Strait of Hormuz: The World's Most Important Oil Maritime Chokepoint
Strait of Hormuz: The World's Most Important Oil Maritime Chokepoint

Strait of Hormuz (Marine Link, Investor Acumen)

While many remain skeptical, Iran does have the military capability to block nearly all commercial traffic passing through the Strait of Hormuz. Detailed discussion is available in my video "Iran Can Crash Global Markets: Blocking The Strait of Hormuz." (*This video can be played directly at the bottom of the article.)

Many assume that the U.S. Navy can prevent such a scenario. But they cannot. All Iran has to do is declare, "Any ship attempting to transit the strait will be sunk." Just this single statement would bring all commercial shipping through the Strait of Hormuz to an immediate halt.

Why? Because marine insurers would refuse coverage for any vessel going through the strait. No shipowner would risk sailing uninsured, and no shipping company would put crews and ships at risk by attempting a transit without insurance. Iran doesn't even need to actually sink U.S. Navy warships (though it has the capacity to do so). Iran only needs to be capable of sinking civilian shipping. That capability has been demonstrated several times, most recently through repeated actions by Iran and their Houthi allies.

According to a senior official of the world’s largest shipping association:

"If a full-scale war breaks out between Israel/U.S. and Iran, the Strait of Hormuz is almost certain to be effectively closed for at least a period of time..."

In reality, the suspension of commercial traffic in the Strait of Hormuz may not even be triggered by Iran itself. It is more likely to be the result of decisions by shipping insurers and transportation companies.

So, what happens if about 18–20 million barrels of crude oil per day cannot pass through the Strait? Are there alternative routes? There are no viable sea alternatives, and land alternatives are extremely limited. For more on the military strategies affecting the strait, see the "Oil Shock" playlist.

What will happen if the Strait of Hormuz is closed?

According to estimates including those from the U.S. Government Accountability Office (GAO), a closure of the strait could send global oil prices soaring by three or four times, meaning oil could exceed $300 per barrel. There is historical precedent:

During the 1973–1974 Oil Embargo, global oil prices quadrupled. Interestingly, that supply restriction impacted less than 4% of total world supply, and only for a few months.

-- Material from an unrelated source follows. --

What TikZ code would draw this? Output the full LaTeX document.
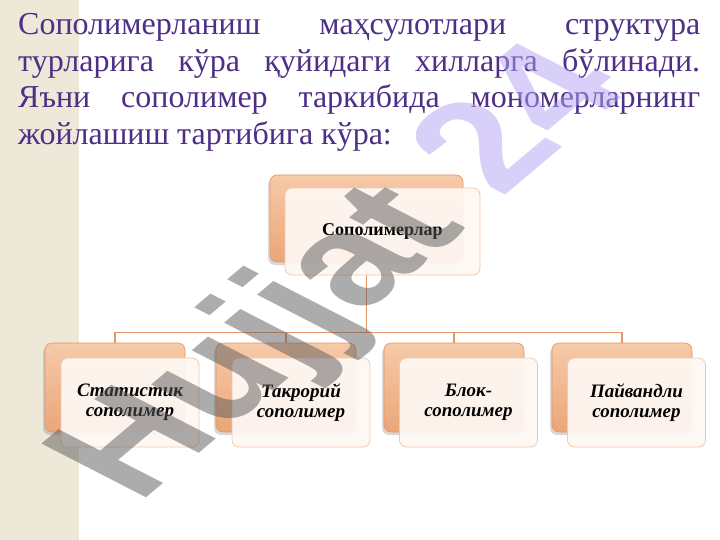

In today's terms, that equates to a supply shock of about 4 million barrels per day.

In contrast, closure of the Strait of Hormuz would affect between 18 and 20 million barrels daily, 4–5 times larger than the oil supply cut during the embargo. Yet even in the 1970s, a comparatively smaller loss drove prices up 4-fold.

Today’s world, with its strategic petroleum reserves and other measures, is more prepared than before—but a disruption lasting months could still easily send prices above $300 per barrel. The reason is simple: oil demand is extremely inelastic. With demand not easily reduced, any supply loss drives prices sharply higher.

What happens when oil prices spike?

Historically, most U.S. recessions have followed spikes in oil prices (oil shocks). Such events triggered recessions in the following years: 1973–1974, 1979, 1982, 1991, 2000, and 2008. Most recently, in 2022, a sharp spike in oil prices led the U.S. to two consecutive quarters of negative growth, bringing it close to a recession. Historical evidence shows that if oil remains above $150 per barrel for several months, the likelihood of a U.S. recession is very high.

Why would Iran seek to blockade the Strait of Hormuz?

The reason can be summed up in one word: blackmail.

If Iran feels pressured by Israel and possibly the United States, the regime could play the "Hormuz card." As explained above, blockading the strait would trigger a global recession and financial crisis. In such situations, major world powers would apply immense pressure on Israel and the U.S. to end hostilities quickly. In extreme cases, this could be the regime's only means of survival.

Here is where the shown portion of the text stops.